* BEGIN *
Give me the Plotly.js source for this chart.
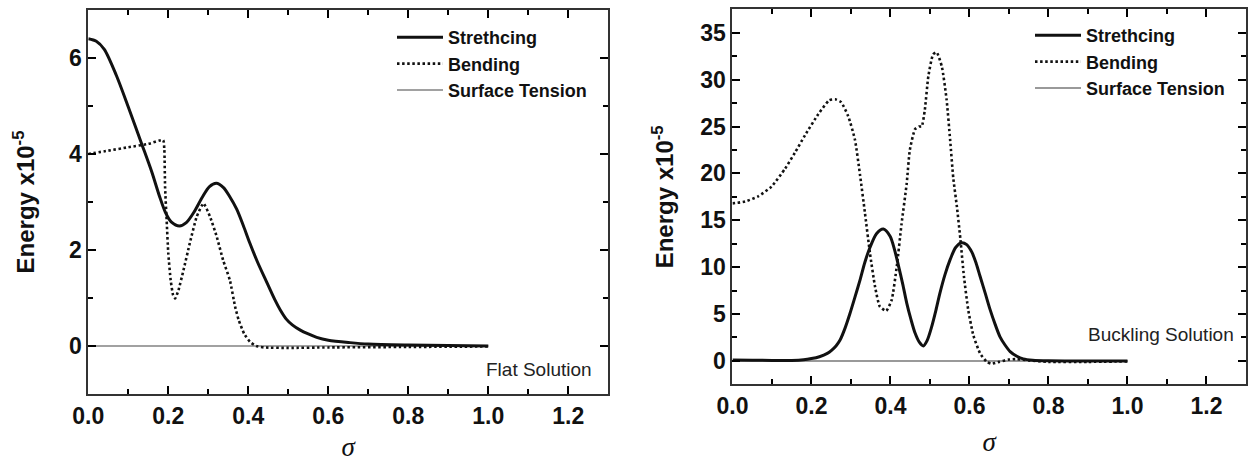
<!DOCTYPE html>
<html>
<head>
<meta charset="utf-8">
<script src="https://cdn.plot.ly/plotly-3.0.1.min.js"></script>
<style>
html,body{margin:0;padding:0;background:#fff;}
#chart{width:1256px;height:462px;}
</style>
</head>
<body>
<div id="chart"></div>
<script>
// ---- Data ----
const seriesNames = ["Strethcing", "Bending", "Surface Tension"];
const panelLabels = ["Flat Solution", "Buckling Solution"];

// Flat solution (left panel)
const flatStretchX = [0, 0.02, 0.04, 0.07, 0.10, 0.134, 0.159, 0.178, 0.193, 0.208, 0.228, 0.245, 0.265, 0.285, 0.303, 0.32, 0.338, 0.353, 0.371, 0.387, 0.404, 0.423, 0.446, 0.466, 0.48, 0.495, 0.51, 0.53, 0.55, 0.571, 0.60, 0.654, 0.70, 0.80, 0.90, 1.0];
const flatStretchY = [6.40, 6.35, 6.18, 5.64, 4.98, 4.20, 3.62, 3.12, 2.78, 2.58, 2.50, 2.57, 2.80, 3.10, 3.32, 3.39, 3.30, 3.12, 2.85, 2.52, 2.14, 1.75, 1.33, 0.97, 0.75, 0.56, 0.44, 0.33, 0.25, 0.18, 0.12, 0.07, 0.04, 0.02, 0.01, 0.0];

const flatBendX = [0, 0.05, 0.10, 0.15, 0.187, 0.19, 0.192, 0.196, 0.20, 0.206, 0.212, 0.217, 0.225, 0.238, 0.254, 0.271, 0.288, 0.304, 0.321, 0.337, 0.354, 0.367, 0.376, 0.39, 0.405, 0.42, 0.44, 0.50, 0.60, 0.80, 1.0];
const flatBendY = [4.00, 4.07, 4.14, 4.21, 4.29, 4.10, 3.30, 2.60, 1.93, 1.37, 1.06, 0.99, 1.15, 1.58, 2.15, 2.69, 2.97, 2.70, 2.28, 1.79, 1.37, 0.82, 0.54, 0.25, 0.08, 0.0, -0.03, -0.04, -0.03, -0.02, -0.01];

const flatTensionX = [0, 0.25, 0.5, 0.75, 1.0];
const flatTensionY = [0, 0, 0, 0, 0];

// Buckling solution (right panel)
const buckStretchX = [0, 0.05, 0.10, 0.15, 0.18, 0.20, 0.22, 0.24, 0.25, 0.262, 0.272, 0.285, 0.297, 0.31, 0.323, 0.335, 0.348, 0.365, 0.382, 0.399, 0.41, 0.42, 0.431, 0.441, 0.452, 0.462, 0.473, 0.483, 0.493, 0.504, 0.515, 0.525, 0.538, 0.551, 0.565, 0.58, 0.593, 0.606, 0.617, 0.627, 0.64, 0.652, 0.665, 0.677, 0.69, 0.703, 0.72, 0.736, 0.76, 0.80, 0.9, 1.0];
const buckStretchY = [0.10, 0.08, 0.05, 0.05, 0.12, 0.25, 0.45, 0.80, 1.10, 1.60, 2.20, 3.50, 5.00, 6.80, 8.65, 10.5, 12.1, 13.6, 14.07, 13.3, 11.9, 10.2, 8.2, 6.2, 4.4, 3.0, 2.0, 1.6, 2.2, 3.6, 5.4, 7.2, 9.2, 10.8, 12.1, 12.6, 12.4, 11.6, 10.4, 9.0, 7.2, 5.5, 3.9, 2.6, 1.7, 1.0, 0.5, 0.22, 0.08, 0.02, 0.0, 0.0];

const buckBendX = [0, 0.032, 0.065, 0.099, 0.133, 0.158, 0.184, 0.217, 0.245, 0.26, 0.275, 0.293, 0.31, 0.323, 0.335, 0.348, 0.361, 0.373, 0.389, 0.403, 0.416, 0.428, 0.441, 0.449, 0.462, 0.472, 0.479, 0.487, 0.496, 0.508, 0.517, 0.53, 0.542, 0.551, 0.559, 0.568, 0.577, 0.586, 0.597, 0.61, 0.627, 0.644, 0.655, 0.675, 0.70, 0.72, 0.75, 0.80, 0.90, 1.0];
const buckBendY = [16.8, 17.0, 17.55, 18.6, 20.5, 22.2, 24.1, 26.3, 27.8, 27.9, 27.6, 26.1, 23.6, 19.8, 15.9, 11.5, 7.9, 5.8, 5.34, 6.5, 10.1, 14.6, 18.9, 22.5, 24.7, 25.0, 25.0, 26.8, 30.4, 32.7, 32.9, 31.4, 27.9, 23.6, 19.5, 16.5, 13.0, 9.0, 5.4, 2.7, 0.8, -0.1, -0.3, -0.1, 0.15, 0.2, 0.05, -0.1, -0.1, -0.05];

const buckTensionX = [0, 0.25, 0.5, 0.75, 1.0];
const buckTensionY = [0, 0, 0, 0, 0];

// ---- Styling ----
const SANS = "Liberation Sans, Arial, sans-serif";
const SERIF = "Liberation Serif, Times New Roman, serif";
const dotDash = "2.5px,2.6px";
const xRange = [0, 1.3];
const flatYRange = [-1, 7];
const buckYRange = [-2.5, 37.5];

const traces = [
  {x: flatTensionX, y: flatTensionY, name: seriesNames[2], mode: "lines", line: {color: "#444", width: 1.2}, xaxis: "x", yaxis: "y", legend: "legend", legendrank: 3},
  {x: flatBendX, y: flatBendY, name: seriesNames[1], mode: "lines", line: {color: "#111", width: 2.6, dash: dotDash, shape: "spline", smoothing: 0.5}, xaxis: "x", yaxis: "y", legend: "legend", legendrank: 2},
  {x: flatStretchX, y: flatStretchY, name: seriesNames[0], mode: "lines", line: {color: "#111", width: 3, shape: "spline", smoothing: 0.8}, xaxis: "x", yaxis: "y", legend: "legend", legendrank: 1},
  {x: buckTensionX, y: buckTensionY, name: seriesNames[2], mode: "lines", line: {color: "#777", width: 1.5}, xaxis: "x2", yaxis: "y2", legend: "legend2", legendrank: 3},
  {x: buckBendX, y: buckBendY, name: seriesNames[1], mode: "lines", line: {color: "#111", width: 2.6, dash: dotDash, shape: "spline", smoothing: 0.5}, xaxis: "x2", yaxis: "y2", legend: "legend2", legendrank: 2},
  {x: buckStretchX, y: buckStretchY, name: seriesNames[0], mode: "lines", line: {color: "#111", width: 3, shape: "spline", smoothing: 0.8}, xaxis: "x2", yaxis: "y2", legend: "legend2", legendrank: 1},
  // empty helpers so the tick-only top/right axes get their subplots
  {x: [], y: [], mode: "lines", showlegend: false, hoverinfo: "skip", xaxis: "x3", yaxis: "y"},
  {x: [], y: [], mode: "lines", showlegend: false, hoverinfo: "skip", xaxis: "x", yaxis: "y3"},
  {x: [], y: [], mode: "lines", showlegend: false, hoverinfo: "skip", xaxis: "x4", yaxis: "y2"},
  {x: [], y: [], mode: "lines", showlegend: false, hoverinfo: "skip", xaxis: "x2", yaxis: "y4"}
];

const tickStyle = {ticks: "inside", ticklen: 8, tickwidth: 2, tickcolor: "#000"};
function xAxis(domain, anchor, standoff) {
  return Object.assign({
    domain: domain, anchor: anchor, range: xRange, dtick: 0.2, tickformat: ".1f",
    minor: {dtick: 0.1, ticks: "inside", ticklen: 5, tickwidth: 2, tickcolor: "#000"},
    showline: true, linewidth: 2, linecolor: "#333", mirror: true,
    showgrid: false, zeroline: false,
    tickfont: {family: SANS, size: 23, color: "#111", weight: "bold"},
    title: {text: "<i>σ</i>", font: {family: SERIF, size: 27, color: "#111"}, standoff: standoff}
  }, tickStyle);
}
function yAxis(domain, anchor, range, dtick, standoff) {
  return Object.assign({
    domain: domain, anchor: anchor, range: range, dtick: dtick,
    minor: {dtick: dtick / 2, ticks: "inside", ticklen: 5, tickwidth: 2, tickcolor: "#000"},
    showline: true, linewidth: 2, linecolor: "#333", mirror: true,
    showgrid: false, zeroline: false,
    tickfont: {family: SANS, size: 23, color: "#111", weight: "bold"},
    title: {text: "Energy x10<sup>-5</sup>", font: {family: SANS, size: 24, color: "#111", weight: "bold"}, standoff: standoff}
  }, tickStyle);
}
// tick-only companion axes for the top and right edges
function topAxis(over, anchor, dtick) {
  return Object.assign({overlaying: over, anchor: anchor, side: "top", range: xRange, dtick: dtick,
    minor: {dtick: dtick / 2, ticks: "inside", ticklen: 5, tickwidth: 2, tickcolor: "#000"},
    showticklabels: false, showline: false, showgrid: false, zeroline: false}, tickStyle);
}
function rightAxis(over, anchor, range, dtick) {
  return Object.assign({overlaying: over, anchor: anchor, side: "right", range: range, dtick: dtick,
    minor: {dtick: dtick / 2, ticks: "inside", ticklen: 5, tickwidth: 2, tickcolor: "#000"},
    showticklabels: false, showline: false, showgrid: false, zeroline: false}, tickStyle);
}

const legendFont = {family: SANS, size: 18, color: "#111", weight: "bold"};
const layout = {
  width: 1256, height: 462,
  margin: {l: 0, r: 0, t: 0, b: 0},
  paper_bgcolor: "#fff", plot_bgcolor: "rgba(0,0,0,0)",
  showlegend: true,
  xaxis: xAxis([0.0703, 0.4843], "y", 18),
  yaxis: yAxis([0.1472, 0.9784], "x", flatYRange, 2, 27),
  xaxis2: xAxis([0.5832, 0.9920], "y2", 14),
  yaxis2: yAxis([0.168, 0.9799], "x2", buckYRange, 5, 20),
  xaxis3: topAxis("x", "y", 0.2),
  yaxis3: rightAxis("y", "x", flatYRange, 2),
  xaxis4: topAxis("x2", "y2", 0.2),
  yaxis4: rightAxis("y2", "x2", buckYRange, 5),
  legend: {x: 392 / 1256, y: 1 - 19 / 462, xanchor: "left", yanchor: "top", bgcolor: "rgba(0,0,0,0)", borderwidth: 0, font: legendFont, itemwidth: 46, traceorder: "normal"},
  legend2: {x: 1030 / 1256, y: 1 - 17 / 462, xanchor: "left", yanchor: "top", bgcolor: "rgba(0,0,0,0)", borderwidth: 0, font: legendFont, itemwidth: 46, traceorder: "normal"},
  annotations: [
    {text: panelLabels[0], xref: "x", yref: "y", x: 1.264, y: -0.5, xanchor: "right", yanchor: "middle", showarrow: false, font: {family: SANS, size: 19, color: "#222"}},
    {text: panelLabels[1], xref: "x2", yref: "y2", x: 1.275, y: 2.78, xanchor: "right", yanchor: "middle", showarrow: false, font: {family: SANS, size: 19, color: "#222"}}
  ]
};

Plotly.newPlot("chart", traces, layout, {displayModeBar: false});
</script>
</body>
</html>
* END *
Your task is to return the lines above, from the first one up to and including the line containing "const flatTensionY = [0, 0, 0, 0, 0];", minus any pictures.

Give me the Plotly.js source for this chart.
<!DOCTYPE html>
<html>
<head>
<meta charset="utf-8">
<script src="https://cdn.plot.ly/plotly-3.0.1.min.js"></script>
<style>
html,body{margin:0;padding:0;background:#fff;}
#chart{width:1256px;height:462px;}
</style>
</head>
<body>
<div id="chart"></div>
<script>
// ---- Data ----
const seriesNames = ["Strethcing", "Bending", "Surface Tension"];
const panelLabels = ["Flat Solution", "Buckling Solution"];

// Flat solution (left panel)
const flatStretchX = [0, 0.02, 0.04, 0.07, 0.10, 0.134, 0.159, 0.178, 0.193, 0.208, 0.228, 0.245, 0.265, 0.285, 0.303, 0.32, 0.338, 0.353, 0.371, 0.387, 0.404, 0.423, 0.446, 0.466, 0.48, 0.495, 0.51, 0.53, 0.55, 0.571, 0.60, 0.654, 0.70, 0.80, 0.90, 1.0];
const flatStretchY = [6.40, 6.35, 6.18, 5.64, 4.98, 4.20, 3.62, 3.12, 2.78, 2.58, 2.50, 2.57, 2.80, 3.10, 3.32, 3.39, 3.30, 3.12, 2.85, 2.52, 2.14, 1.75, 1.33, 0.97, 0.75, 0.56, 0.44, 0.33, 0.25, 0.18, 0.12, 0.07, 0.04, 0.02, 0.01, 0.0];

const flatBendX = [0, 0.05, 0.10, 0.15, 0.187, 0.19, 0.192, 0.196, 0.20, 0.206, 0.212, 0.217, 0.225, 0.238, 0.254, 0.271, 0.288, 0.304, 0.321, 0.337, 0.354, 0.367, 0.376, 0.39, 0.405, 0.42, 0.44, 0.50, 0.60, 0.80, 1.0];
const flatBendY = [4.00, 4.07, 4.14, 4.21, 4.29, 4.10, 3.30, 2.60, 1.93, 1.37, 1.06, 0.99, 1.15, 1.58, 2.15, 2.69, 2.97, 2.70, 2.28, 1.79, 1.37, 0.82, 0.54, 0.25, 0.08, 0.0, -0.03, -0.04, -0.03, -0.02, -0.01];

const flatTensionX = [0, 0.25, 0.5, 0.75, 1.0];
const flatTensionY = [0, 0, 0, 0, 0];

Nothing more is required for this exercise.